Well, I just don't agree with any of this. I was at that beach mentioned almost daily year round, it was on my running route, through the park, past the bison, etc... there were always people there. And the greatest appeal to SF to me to live in, which sadly I only did briefly, is the weather. It is pretty much a perfect climate.
I am very thankful Nor Cal preserved its coastlines and didn't develop them. Ever been to San Diego? They decimated them. Gross.
No idea what you mean by not usuable, either. We are talking different languages.
And one thing I really like about the coast line of Rhode Island is that they protected much of this shore line from crap. No abundant strips, or slushee vendors, or tshirt shops, or other commercial crud to ruin it.
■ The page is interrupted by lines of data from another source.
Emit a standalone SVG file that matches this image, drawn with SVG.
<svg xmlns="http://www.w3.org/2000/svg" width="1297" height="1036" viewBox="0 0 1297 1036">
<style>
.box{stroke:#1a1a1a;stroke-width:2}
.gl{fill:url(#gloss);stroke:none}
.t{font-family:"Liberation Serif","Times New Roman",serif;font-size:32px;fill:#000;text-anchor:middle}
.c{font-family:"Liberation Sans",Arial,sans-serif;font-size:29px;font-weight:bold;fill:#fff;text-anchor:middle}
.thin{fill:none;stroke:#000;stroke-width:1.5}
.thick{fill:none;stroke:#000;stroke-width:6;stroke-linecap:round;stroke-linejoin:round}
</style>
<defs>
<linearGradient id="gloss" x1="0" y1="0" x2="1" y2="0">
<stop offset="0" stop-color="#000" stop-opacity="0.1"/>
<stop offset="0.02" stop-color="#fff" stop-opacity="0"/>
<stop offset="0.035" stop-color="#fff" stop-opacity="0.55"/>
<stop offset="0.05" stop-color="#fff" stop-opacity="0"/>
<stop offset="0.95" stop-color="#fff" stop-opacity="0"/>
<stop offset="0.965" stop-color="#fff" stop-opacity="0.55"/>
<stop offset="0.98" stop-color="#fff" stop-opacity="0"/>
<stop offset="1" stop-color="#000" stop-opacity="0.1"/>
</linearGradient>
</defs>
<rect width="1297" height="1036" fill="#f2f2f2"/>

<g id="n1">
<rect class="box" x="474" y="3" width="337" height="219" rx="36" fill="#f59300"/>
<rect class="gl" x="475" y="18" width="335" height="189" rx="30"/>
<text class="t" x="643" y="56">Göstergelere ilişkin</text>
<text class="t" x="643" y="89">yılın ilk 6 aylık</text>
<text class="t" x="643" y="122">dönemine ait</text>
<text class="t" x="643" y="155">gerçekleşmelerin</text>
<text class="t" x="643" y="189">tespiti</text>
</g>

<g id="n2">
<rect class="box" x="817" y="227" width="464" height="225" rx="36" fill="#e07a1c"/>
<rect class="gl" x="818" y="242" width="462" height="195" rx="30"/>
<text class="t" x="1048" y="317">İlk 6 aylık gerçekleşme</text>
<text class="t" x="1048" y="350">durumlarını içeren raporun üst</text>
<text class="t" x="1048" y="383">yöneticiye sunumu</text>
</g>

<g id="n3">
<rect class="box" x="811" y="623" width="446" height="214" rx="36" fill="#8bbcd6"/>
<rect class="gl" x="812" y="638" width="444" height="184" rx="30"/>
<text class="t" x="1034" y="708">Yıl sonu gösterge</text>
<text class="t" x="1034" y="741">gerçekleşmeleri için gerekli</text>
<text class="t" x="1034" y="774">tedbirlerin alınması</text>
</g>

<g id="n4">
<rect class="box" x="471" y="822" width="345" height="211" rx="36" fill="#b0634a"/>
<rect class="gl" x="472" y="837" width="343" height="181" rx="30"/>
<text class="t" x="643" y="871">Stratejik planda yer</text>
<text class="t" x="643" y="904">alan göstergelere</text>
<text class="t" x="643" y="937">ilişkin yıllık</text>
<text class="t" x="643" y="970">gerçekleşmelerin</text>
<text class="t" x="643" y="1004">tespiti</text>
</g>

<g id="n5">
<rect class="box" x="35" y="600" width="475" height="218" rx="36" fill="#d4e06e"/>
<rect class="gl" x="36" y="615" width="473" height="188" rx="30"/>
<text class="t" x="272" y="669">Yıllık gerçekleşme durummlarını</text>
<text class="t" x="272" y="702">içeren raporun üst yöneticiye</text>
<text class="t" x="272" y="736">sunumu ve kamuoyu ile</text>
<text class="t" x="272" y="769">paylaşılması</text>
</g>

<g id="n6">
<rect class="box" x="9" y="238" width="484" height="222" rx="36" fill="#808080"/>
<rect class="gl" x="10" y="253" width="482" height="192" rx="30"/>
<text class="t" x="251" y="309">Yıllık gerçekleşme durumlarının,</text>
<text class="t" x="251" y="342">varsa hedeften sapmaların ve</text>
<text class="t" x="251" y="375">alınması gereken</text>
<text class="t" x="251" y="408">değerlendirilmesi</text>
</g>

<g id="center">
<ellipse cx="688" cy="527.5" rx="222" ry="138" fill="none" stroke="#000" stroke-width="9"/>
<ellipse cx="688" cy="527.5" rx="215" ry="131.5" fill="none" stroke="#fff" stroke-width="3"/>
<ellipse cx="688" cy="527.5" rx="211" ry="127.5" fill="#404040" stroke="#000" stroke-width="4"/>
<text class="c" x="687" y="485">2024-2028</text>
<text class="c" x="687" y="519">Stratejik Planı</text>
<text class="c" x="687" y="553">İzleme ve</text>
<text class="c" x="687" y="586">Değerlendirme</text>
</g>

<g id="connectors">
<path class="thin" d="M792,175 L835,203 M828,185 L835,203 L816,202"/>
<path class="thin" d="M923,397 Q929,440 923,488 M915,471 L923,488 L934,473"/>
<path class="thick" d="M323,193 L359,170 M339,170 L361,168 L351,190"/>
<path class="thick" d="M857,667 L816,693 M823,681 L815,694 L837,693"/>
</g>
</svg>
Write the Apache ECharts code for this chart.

Beaches aren't for shopping, they're for beach outside in fresh air, with sounds of surf and shorebirds.
Oh, I see. Yes, it's supposed to be that way. The beaches in San Francisco are still public domain. That being said, I'm still not in favor of development for the most part. I prefer they are either very densely developed and bustling or that they are large expanses of nature with much more of the latter than the former. San Francisco's isn't a large expanse of nature, but desolate enough that it's close though still not quite right. I think the main thing with San Francisco's beaches though, and why it doesn't really fit an urban beach is that it's nowhere near the more bustling neighborhoods and the weather and waters are too cold for most. At the same time, they're also just a strip rather than going inland for a bit so it's not that nature-y. They're a decent walk though I dislike the highway near it.
For LA, I wish they had not developed the Palos Verdes peninsula for the most part. San Pedro makes sense as it was an older community and near the ports, but the rest of it should have been left alone. That and the eastern third of so of Newport Beach including and to the east of Buck Gully. Like, who were these ****ty philistines who saw the mountains meeting the ocean in an earthquake-prone region and thought, "oh what a perfect place to build ****ty nondescript cul-de-sacs over everything!"
Last edited by OyCrumbler; 03-03-2020 at 04:27 PM..
For you maybe. But I do swims near round in New England, so it never bothered me. Heck, we had swimming in the NEK of VT last weekend. And there are no shortage of people enjoying the water in SF.